─── PROVIDED MATERIAL
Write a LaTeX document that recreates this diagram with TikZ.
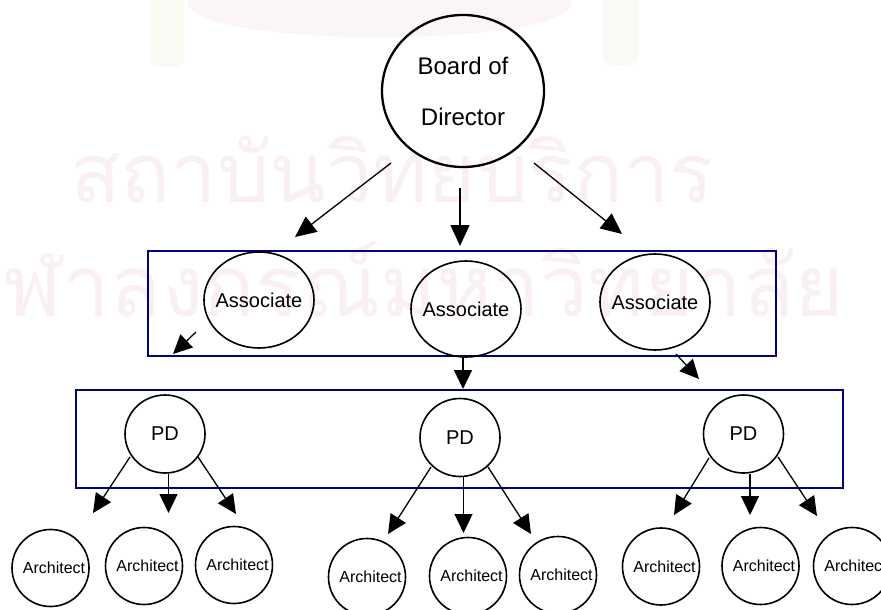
\documentclass[tikz,border=0pt]{standalone}
\usepackage{fontspec}
\setmainfont{Liberation Sans}
\newfontfamily\thaifont[Script=Thai]{Loma}
\usetikzlibrary{shapes.geometric,arrows.meta}

\definecolor{boxblue}{RGB}{0,0,128}
\definecolor{wmpink}{RGB}{250,240,244}
\definecolor{crestpink}{RGB}{252,245,247}
\definecolor{crestbeige}{RGB}{251,249,243}

\newlength\wmwidth
\newcommand\wmlineone{สถาบันวิทยบริการ}
\newcommand\wmlinetwo{จุฬาลงกรณ์มหาวิทยาลัย}

\tikzset{
  oval/.style={draw=black, ellipse, line width=1.6pt, inner sep=0pt},
  boardoval/.style={oval, line width=2.3pt, align=center,
    minimum width=162pt, minimum height=152pt, font=\fontsize{24}{51}\selectfont},
  assocoval/.style={oval, inner xsep=-14pt, minimum width=110pt, minimum height=96pt,
    font=\fontsize{20}{24}\selectfont},
  pdoval/.style={oval, minimum width=80pt, minimum height=78pt,
    font=\fontsize{20}{24}\selectfont},
  archoval/.style={oval, inner xsep=-14pt, minimum width=77pt, minimum height=77pt,
    font=\fontsize{16}{19}\selectfont, execute at begin node={\hspace*{7pt}}},
  groupbox/.style={draw=boxblue, line width=2pt, rectangle, inner sep=0pt},
  link/.style={line width=1.3pt, -{Triangle[length=19pt,width=18pt]}},
  biglink/.style={line width=1.3pt, -{Triangle[length=21pt,width=19pt]}},
  watermark/.style={text=wmpink, inner sep=0pt},
}

\begin{document}
\settowidth{\wmwidth}{\thaifont\wmlineone}
\pgfmathsetmacro\wmscale{644/\wmwidth}
\pgfmathsetmacro\wmscaletwo{1.03*\wmscale}
\begin{tikzpicture}[x=1pt,y=-1pt]
\useasboundingbox (0,0) rectangle (881,610);
\clip (0,0) rectangle (881,610);

% faint crest and institute name behind the chart
\fill[crestpink] (188,0) -- (188,5) .. controls (205,48) and (555,48) .. (572,5) -- (572,0) -- cycle;
\fill[crestbeige, rounded corners=8pt] (150,-10) rectangle (184,67);
\fill[crestbeige, rounded corners=8pt] (603,-10) rectangle (638,65);
\node[watermark, anchor=base west] (wmtop) at (70,202)
  {\scalebox{\wmscale}{\thaifont\wmlineone}};
\node[watermark, anchor=base east] (wmbottom) at (845,316)
  {\scalebox{\wmscaletwo}{\thaifont\wmlinetwo}};

% group frames
\node[groupbox, minimum width=628pt, minimum height=105pt] (assocgroup) at (462,303.5) {};
\node[groupbox, minimum width=767pt, minimum height=98pt] (pdgroup) at (459.5,439) {};

% board
\node[boardoval] (board) at (463,91) {Board of\\Director};

% associates
\node[assocoval] (assoc1) at (259,300) {Associate};
\node[assocoval] (assoc2) at (466,309) {Associate};
\node[assocoval] (assoc3) at (655,302) {Associate};

% project directors
\node[pdoval] (pd1) at (165,434) {PD};
\node[pdoval] (pd2) at (460,437.5) {PD};
\node[pdoval] (pd3) at (743.5,434) {PD};

% architects
\node[archoval] (arch1) at (50.5,568) {Architect};
\node[archoval] (arch2) at (144,566) {Architect};
\node[archoval] (arch3) at (234,565) {Architect};
\node[archoval] (arch4) at (367,577) {Architect};
\node[archoval] (arch5) at (468,576) {Architect};
\node[archoval] (arch6) at (558,575) {Architect};
\node[archoval] (arch7) at (661,566.5) {Architect};
\node[archoval] (arch8) at (760.5,566) {Architect};
\node[archoval] (arch9) at (852,566) {Architect};

% arrow end points
\coordinate (b1s) at (391,163);   \coordinate (b1t) at (295,237);
\coordinate (b2s) at (460,188);   \coordinate (b2t) at (460,246);
\coordinate (b3s) at (534,163);   \coordinate (b3t) at (622,234);
\coordinate (a1s) at (196,332);   \coordinate (a1t) at (173,354);
\coordinate (a2s) at (463,357);   \coordinate (a2t) at (463,389);
\coordinate (a3s) at (676,354);   \coordinate (a3t) at (699,379);
\coordinate (p1ls) at (130,457);  \coordinate (p1lt) at (93,513);
\coordinate (p1ms) at (168.5,474);\coordinate (p1mt) at (168.5,513);
\coordinate (p1rs) at (198,457);  \coordinate (p1rt) at (236,514);
\coordinate (p2ls) at (431,467);  \coordinate (p2lt) at (388,534);
\coordinate (p2ms) at (463.5,477);\coordinate (p2mt) at (463.5,533);
\coordinate (p2rs) at (488,467);  \coordinate (p2rt) at (531,534);
\coordinate (p3ls) at (709,458);  \coordinate (p3lt) at (674,515);
\coordinate (p3ms) at (750,474);  \coordinate (p3mt) at (750,515);
\coordinate (p3rs) at (778,457);  \coordinate (p3rt) at (817,516);

% connectors
\draw[biglink] (b1s) -- (b1t);
\draw[biglink] (b2s) -- (b2t);
\draw[biglink] (b3s) -- (b3t);
\draw[link] (a1s) -- (a1t);
\draw[link] (a2s) -- (a2t);
\draw[link] (a3s) -- (a3t);
\draw[link] (p1ls) -- (p1lt);
\draw[link] (p1ms) -- (p1mt);
\draw[link] (p1rs) -- (p1rt);
\draw[link] (p2ls) -- (p2lt);
\draw[link] (p2ms) -- (p2mt);
\draw[link] (p2rs) -- (p2rt);
\draw[link] (p3ls) -- (p3lt);
\draw[link] (p3ms) -- (p3mt);
\draw[link] (p3rs) -- (p3rt);
\end{tikzpicture}
\end{document}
──────
Keep the pictures out of the copy and return the rest of the data above exactly.

Write a LaTeX document that recreates this diagram with TikZ.
\documentclass[tikz,border=0pt]{standalone}
\usepackage{fontspec}
\setmainfont{Liberation Sans}
\newfontfamily\thaifont[Script=Thai]{Loma}
\usetikzlibrary{shapes.geometric,arrows.meta}

\definecolor{boxblue}{RGB}{0,0,128}
\definecolor{wmpink}{RGB}{250,240,244}
\definecolor{crestpink}{RGB}{252,245,247}
\definecolor{crestbeige}{RGB}{251,249,243}

\newlength\wmwidth
\newcommand\wmlineone{สถาบันวิทยบริการ}
\newcommand\wmlinetwo{จุฬาลงกรณ์มหาวิทยาลัย}

\tikzset{
  oval/.style={draw=black, ellipse, line width=1.6pt, inner sep=0pt},
  boardoval/.style={oval, line width=2.3pt, align=center,
    minimum width=162pt, minimum height=152pt, font=\fontsize{24}{51}\selectfont},
  assocoval/.style={oval, inner xsep=-14pt, minimum width=110pt, minimum height=96pt,
    font=\fontsize{20}{24}\selectfont},
  pdoval/.style={oval, minimum width=80pt, minimum height=78pt,
    font=\fontsize{20}{24}\selectfont},
  archoval/.style={oval, inner xsep=-14pt, minimum width=77pt, minimum height=77pt,
    font=\fontsize{16}{19}\selectfont, execute at begin node={\hspace*{7pt}}},
  groupbox/.style={draw=boxblue, line width=2pt, rectangle, inner sep=0pt},
  link/.style={line width=1.3pt, -{Triangle[length=19pt,width=18pt]}},
  biglink/.style={line width=1.3pt, -{Triangle[length=21pt,width=19pt]}},
  watermark/.style={text=wmpink, inner sep=0pt},
}

\begin{document}
\settowidth{\wmwidth}{\thaifont\wmlineone}
\pgfmathsetmacro\wmscale{644/\wmwidth}
\pgfmathsetmacro\wmscaletwo{1.03*\wmscale}
\begin{tikzpicture}[x=1pt,y=-1pt]
\useasboundingbox (0,0) rectangle (881,610);
\clip (0,0) rectangle (881,610);

% faint crest and institute name behind the chart
\fill[crestpink] (188,0) -- (188,5) .. controls (205,48) and (555,48) .. (572,5) -- (572,0) -- cycle;
\fill[crestbeige, rounded corners=8pt] (150,-10) rectangle (184,67);
\fill[crestbeige, rounded corners=8pt] (603,-10) rectangle (638,65);
\node[watermark, anchor=base west] (wmtop) at (70,202)
  {\scalebox{\wmscale}{\thaifont\wmlineone}};
\node[watermark, anchor=base east] (wmbottom) at (845,316)
  {\scalebox{\wmscaletwo}{\thaifont\wmlinetwo}};

% group frames
\node[groupbox, minimum width=628pt, minimum height=105pt] (assocgroup) at (462,303.5) {};
\node[groupbox, minimum width=767pt, minimum height=98pt] (pdgroup) at (459.5,439) {};

% board
\node[boardoval] (board) at (463,91) {Board of\\Director};

% associates
\node[assocoval] (assoc1) at (259,300) {Associate};
\node[assocoval] (assoc2) at (466,309) {Associate};
\node[assocoval] (assoc3) at (655,302) {Associate};

% project directors
\node[pdoval] (pd1) at (165,434) {PD};
\node[pdoval] (pd2) at (460,437.5) {PD};
\node[pdoval] (pd3) at (743.5,434) {PD};

% architects
\node[archoval] (arch1) at (50.5,568) {Architect};
\node[archoval] (arch2) at (144,566) {Architect};
\node[archoval] (arch3) at (234,565) {Architect};
\node[archoval] (arch4) at (367,577) {Architect};
\node[archoval] (arch5) at (468,576) {Architect};
\node[archoval] (arch6) at (558,575) {Architect};
\node[archoval] (arch7) at (661,566.5) {Architect};
\node[archoval] (arch8) at (760.5,566) {Architect};
\node[archoval] (arch9) at (852,566) {Architect};

% arrow end points
\coordinate (b1s) at (391,163);   \coordinate (b1t) at (295,237);
\coordinate (b2s) at (460,188);   \coordinate (b2t) at (460,246);
\coordinate (b3s) at (534,163);   \coordinate (b3t) at (622,234);
\coordinate (a1s) at (196,332);   \coordinate (a1t) at (173,354);
\coordinate (a2s) at (463,357);   \coordinate (a2t) at (463,389);
\coordinate (a3s) at (676,354);   \coordinate (a3t) at (699,379);
\coordinate (p1ls) at (130,457);  \coordinate (p1lt) at (93,513);
\coordinate (p1ms) at (168.5,474);\coordinate (p1mt) at (168.5,513);
\coordinate (p1rs) at (198,457);  \coordinate (p1rt) at (236,514);
\coordinate (p2ls) at (431,467);  \coordinate (p2lt) at (388,534);
\coordinate (p2ms) at (463.5,477);\coordinate (p2mt) at (463.5,533);
\coordinate (p2rs) at (488,467);  \coordinate (p2rt) at (531,534);
\coordinate (p3ls) at (709,458);  \coordinate (p3lt) at (674,515);
\coordinate (p3ms) at (750,474);  \coordinate (p3mt) at (750,515);
\coordinate (p3rs) at (778,457);  \coordinate (p3rt) at (817,516);

% connectors
\draw[biglink] (b1s) -- (b1t);
\draw[biglink] (b2s) -- (b2t);
\draw[biglink] (b3s) -- (b3t);
\draw[link] (a1s) -- (a1t);
\draw[link] (a2s) -- (a2t);
\draw[link] (a3s) -- (a3t);
\draw[link] (p1ls) -- (p1lt);
\draw[link] (p1ms) -- (p1mt);
\draw[link] (p1rs) -- (p1rt);
\draw[link] (p2ls) -- (p2lt);
\draw[link] (p2ms) -- (p2mt);
\draw[link] (p2rs) -- (p2rt);
\draw[link] (p3ls) -- (p3lt);
\draw[link] (p3ms) -- (p3mt);
\draw[link] (p3rs) -- (p3rt);
\end{tikzpicture}
\end{document}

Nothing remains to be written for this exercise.